The kunimasu was classified as a new species in the genus of Pacific salmon in 1925 by David Starr Jordan, a US ichthyologist and the first president of Stanford University, and Ernest McGregor, another ichthyologist, in the authoritative Memoirs of the Carnegie Museum.

The two described the species as "another landlocked derivative" of the sockeye. The fish, being almost black, lives at a considerable depth and has a smaller number of pyloric caeca, finger-shaped pouches used to digest food, than other landlocked variants of red salmon.

The Japan Times reports that the species was last seen in Lake Tazawa in 1940, when water made acidic from a hydroelectric power project was introduced into the lake from a nearby river.

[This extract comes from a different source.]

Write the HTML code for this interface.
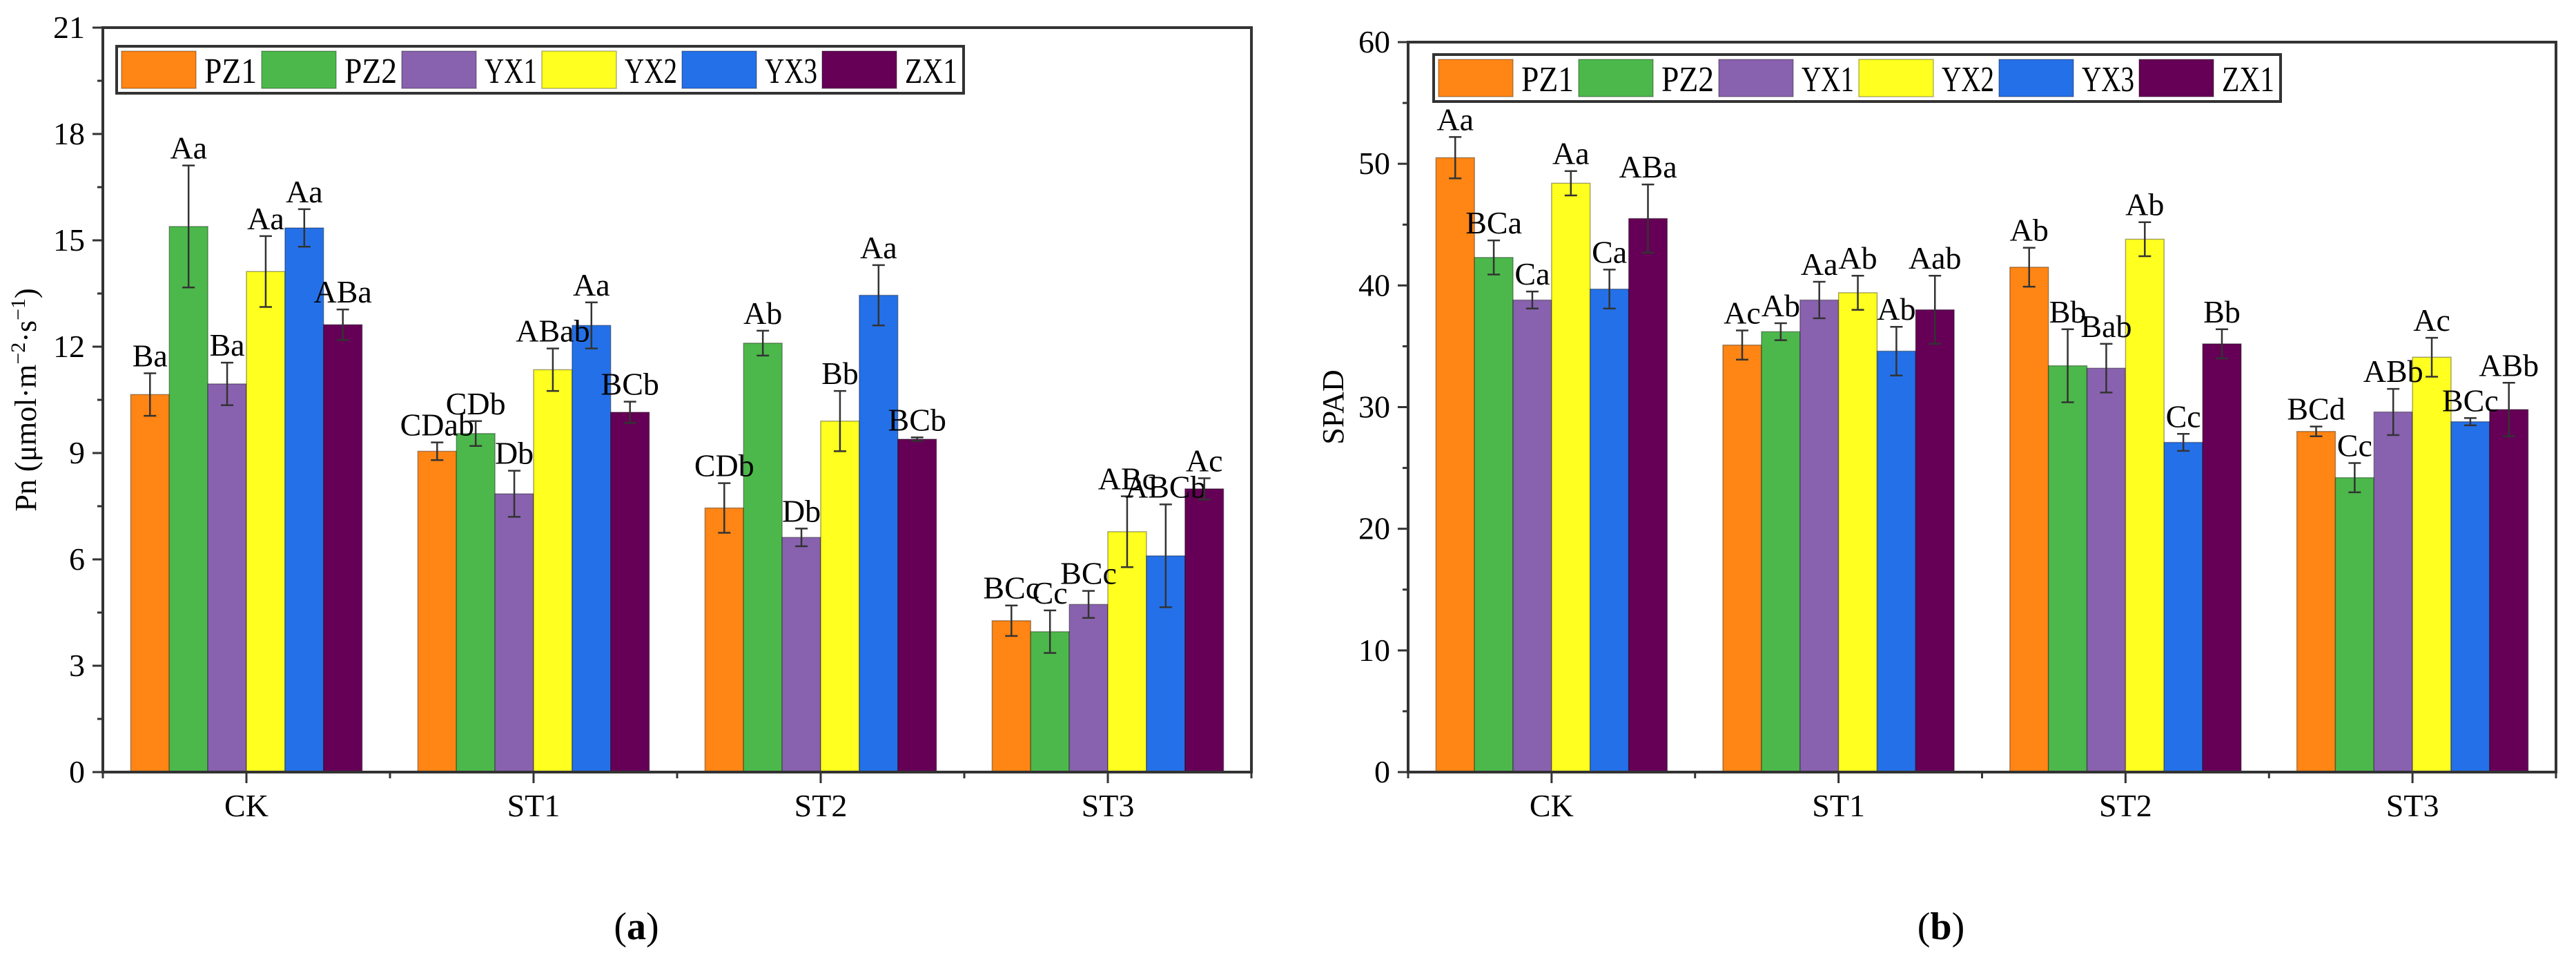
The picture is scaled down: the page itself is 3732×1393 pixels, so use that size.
<!DOCTYPE html>
<html><head><meta charset="utf-8">
<style>
html,body{margin:0;padding:0;background:#fff;}
svg{display:block;font-family:"Liberation Serif","DejaVu Serif",serif;}
</style></head>
<body>
<svg id="fig" width="3732" height="1393" viewBox="0 0 3732 1393" xmlns="http://www.w3.org/2000/svg"></svg>
<script>
const categories = ["CK","ST1","ST2","ST3"];
const seriesNames = ["PZ1","PZ2","YX1","YX2","YX3","ZX1"];
const seriesColors = ["#ff8514","#4cb84b","#8862ae","#ffff20","#2470e8","#650056"];

// Panel (a) Pn
const pnPZ1 = [10.65, 9.05, 7.45, 4.27];
const pnPZ2 = [15.39, 9.55, 12.1, 3.96];
const pnYX1 = [10.95, 7.85, 6.62, 4.73];
const pnYX2 = [14.12, 11.35, 9.9, 6.78];
const pnYX3 = [15.35, 12.6, 13.45, 6.1];
const pnZX1 = [12.62, 10.15, 9.39, 7.99];
const pnErrPZ1 = [0.6, 0.25, 0.7, 0.43];
const pnErrPZ2 = [1.72, 0.35, 0.35, 0.6];
const pnErrYX1 = [0.6, 0.65, 0.25, 0.38];
const pnErrYX2 = [1.0, 0.6, 0.85, 1.0];
const pnErrYX3 = [0.53, 0.65, 0.85, 1.45];
const pnErrZX1 = [0.43, 0.3, 0.05, 0.3];
const pnLabPZ1 = ["Ba","CDab","CDb","BCc"];
const pnLabPZ2 = ["Aa","CDb","Ab","Cc"];
const pnLabYX1 = ["Ba","Db","Db","BCc"];
const pnLabYX2 = ["Aa","ABab","Bb","ABc"];
const pnLabYX3 = ["Aa","Aa","Aa","ABCb"];
const pnLabZX1 = ["ABa","BCb","BCb","Ac"];
const pnTicks = [0,3,6,9,12,15,18,21];

// Panel (b) SPAD
const spPZ1 = [50.5, 35.1, 41.5, 28.0];
const spPZ2 = [42.3, 36.2, 33.4, 24.2];
const spYX1 = [38.8, 38.8, 33.2, 29.6];
const spYX2 = [48.4, 39.4, 43.8, 34.1];
const spYX3 = [39.7, 34.6, 27.1, 28.8];
const spZX1 = [45.5, 38.0, 35.2, 29.8];
const spErrPZ1 = [1.7, 1.2, 1.6, 0.4];
const spErrPZ2 = [1.4, 0.7, 3.0, 1.2];
const spErrYX1 = [0.7, 1.5, 2.0, 1.9];
const spErrYX2 = [1.0, 1.4, 1.4, 1.6];
const spErrYX3 = [1.6, 2.0, 0.7, 0.3];
const spErrZX1 = [2.8, 2.8, 1.2, 2.2];
const spLabPZ1 = ["Aa","Ac","Ab","BCd"];
const spLabPZ2 = ["BCa","Ab","Bb","Cc"];
const spLabYX1 = ["Ca","Aa","Bab","ABb"];
const spLabYX2 = ["Aa","Ab","Ab","Ac"];
const spLabYX3 = ["Ca","Ab","Cc","BCc"];
const spLabZX1 = ["ABa","Aab","Bb","ABb"];
const spTicks = [0,10,20,30,40,50,60];

const NS = "http://www.w3.org/2000/svg";
const svg = document.getElementById("fig");
function el(tag, attrs, parent){
  const e = document.createElementNS(NS, tag);
  for (const k in attrs) e.setAttribute(k, attrs[k]);
  (parent||svg).appendChild(e);
  return e;
}

function panel(cfg){
  const g = el("g", {});
  
  
  const x0 = cfg.x0, x1 = cfg.x1, yTop = cfg.yTop, yBot = cfg.yBot;
  const yScale = v => yBot - (v - 0) / (cfg.max) * (yBot - yTop);
  const step = (x1 - x0) / categories.length;
  const xCenter = i => x0 + step * (i + 0.5);
  const barW = step * 0.806 / 6;

  for (let s = 0; s < 6; s++){
    for (let i = 0; i < categories.length; i++){
      const v = cfg.vals[s][i];
      const bx = xCenter(i) - 3*barW + s*barW;
      const r = el("rect", {x:bx, y:yScale(v), width:barW, height:yBot - yScale(v), fill:seriesColors[s], stroke:"rgba(0,0,0,0.35)", "stroke-width":1.5}, g);
      
      
    }
  }
  for (let s = 0; s < 6; s++){
    for (let i = 0; i < categories.length; i++){
      const v = cfg.vals[s][i], e = cfg.errs[s][i];
      const cx = xCenter(i) - 3*barW + (s+0.5)*barW;
      const yt = yScale(v + e), yb = yScale(v - e);
      const eg = el("g", {stroke:"#333", "stroke-width":2.5}, g);
      
      
      el("line", {x1:cx, x2:cx, y1:yt, y2:yb}, eg);
      el("line", {x1:cx-9, x2:cx+9, y1:yt, y2:yt}, eg);
      el("line", {x1:cx-9, x2:cx+9, y1:yb, y2:yb}, eg);
      const t = el("text", {x:cx, y:yt - 10, "text-anchor":"middle", "font-size":46, fill:"#000"}, g);
      t.textContent = cfg.labs[s][i];
      
      
    }
  }
  const fr = el("rect", {x:x0, y:yTop, width:x1-x0, height:yBot-yTop, fill:"none", stroke:"#333", "stroke-width":4}, g);
  
  
  const ya = el("g", {}, g);
  
  
  for (let k = 0; k < cfg.ticks.length; k++){
    const v = cfg.ticks[k];
    const y = yScale(v);
    el("line", {x1:x0-15, x2:x0, y1:y, y2:y, stroke:"#333", "stroke-width":3}, ya);
    const t = el("text", {x:x0-26, y:y+15, "text-anchor":"end", "font-size":46}, ya);
    t.textContent = v;
    
    
    if (k < cfg.ticks.length - 1){
      const ym = yScale((v + cfg.ticks[k+1]) / 2);
      el("line", {x1:x0-8, x2:x0, y1:ym, y2:ym, stroke:"#333", "stroke-width":3}, ya);
    }
  }
  const xa = el("g", {}, g);
  
  
  for (let i = 0; i < categories.length; i++){
    const cx = xCenter(i);
    el("line", {x1:cx, x2:cx, y1:yBot, y2:yBot+16, stroke:"#333", "stroke-width":3}, xa);
    el("line", {x1:x0+step*(i+1), x2:x0+step*(i+1), y1:yBot, y2:yBot+9, stroke:"#333", "stroke-width":3}, xa);
    const t = el("text", {x:cx, y:yBot+64, "text-anchor":"middle", "font-size":46}, xa);
    t.textContent = categories[i];
    
    
  }
  el("line", {x1:x0, x2:x0, y1:yBot, y2:yBot+9, stroke:"#333", "stroke-width":3}, xa);
  const yt = el("text", {x:0, y:0, "text-anchor":"middle", "font-size":44, transform:`translate(${cfg.titleX},${(yTop+yBot)/2}) rotate(-90)`}, g);
  yt.innerHTML = cfg.title;
  
  
  const lg = el("g", {}, g);
  
  
  const lx = cfg.legX, ly = cfg.legY, lw = 203, lh = 68;
  el("rect", {x:lx, y:ly, width:lw*6+9, height:lh, fill:"#fff", stroke:"#333", "stroke-width":4}, lg);
  for (let s = 0; s < 6; s++){
    const ex = lx + 7 + s*lw;
    const le = el("g", {}, lg);
    
    
    el("rect", {x:ex, y:ly+7, width:108, height:54, fill:seriesColors[s], stroke:"rgba(0,0,0,0.3)", "stroke-width":1.5}, le);
    const t = el("text", {x:ex+120, y:ly+53, "font-size":52, textLength:76, lengthAdjust:"spacingAndGlyphs"}, le);
    t.textContent = seriesNames[s];
  }
  const pl = el("text", {x:cfg.letterX, y:1360, "text-anchor":"middle", "font-size":56}, svg);
  pl.innerHTML = '(<tspan font-weight="bold">' + cfg.letter + '</tspan>)';
  
  
}

panel({name:"chart-pn", x0:149, x1:1813, yTop:40, yBot:1118, max:21, ticks:pnTicks,
  vals:[pnPZ1,pnPZ2,pnYX1,pnYX2,pnYX3,pnZX1],
  errs:[pnErrPZ1,pnErrPZ2,pnErrYX1,pnErrYX2,pnErrYX3,pnErrZX1],
  labs:[pnLabPZ1,pnLabPZ2,pnLabYX1,pnLabYX2,pnLabYX3,pnLabZX1],
  title:'Pn (μmol·m<tspan dy="-16" font-size="30">−2</tspan><tspan dy="16">·s</tspan><tspan dy="-16" font-size="30">−1</tspan><tspan dy="16">)</tspan>',
  titleX:52, legX:169, legY:67, letter:"a", letterX:922});

panel({name:"chart-spad", x0:2040, x1:3703, yTop:61, yBot:1118, max:60, ticks:spTicks,
  vals:[spPZ1,spPZ2,spYX1,spYX2,spYX3,spZX1],
  errs:[spErrPZ1,spErrPZ2,spErrYX1,spErrYX2,spErrYX3,spErrZX1],
  labs:[spLabPZ1,spLabPZ2,spLabYX1,spLabYX2,spLabYX3,spLabZX1],
  title:'SPAD', titleX:1946, legX:2077, legY:79, letter:"b", letterX:2812});
</script>
</body></html>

Consequently, the species died out in the lake. It is still listed as extinct in the Environment Ministry's Red Data Book for endangered and extinct species. The ministry now says it may reclassify the kunimasu when it updates the list in fiscal 2012.

In promoting the aquaculture project, Yamanashi Gov. Shomei Yokouchi has called the rediscovery of the kunimasu "a real drama."

Emperor Akihito, an ichthyologist himself, called the species "a miracle fish" and said in December 2010, "It is absolutely necessary to disperse the risk so that the kunimasu will not become extinct in the future."

Mr Mitsui, with the Yamanashi fisheries center, said the local government wants to farm the kunimasu to make it "a signature marine product of Yamanashi Prefecture."

The center's technology will enable about 80-90 per cent of fertilised eggs to develop eyes, and approximately the same percentages of those eggs to hatch to become sac fry, or alevin, Mr Mitsui said, adding, "If we can collect 300 eggs, we would be able to obtain some 150 to 200 fry."

"If we conserve the kunimasu with artificial fertilisation, we will enable it to continue to exist, even if the current good conditions in Lake Saiko might cease to exist in the future," he said.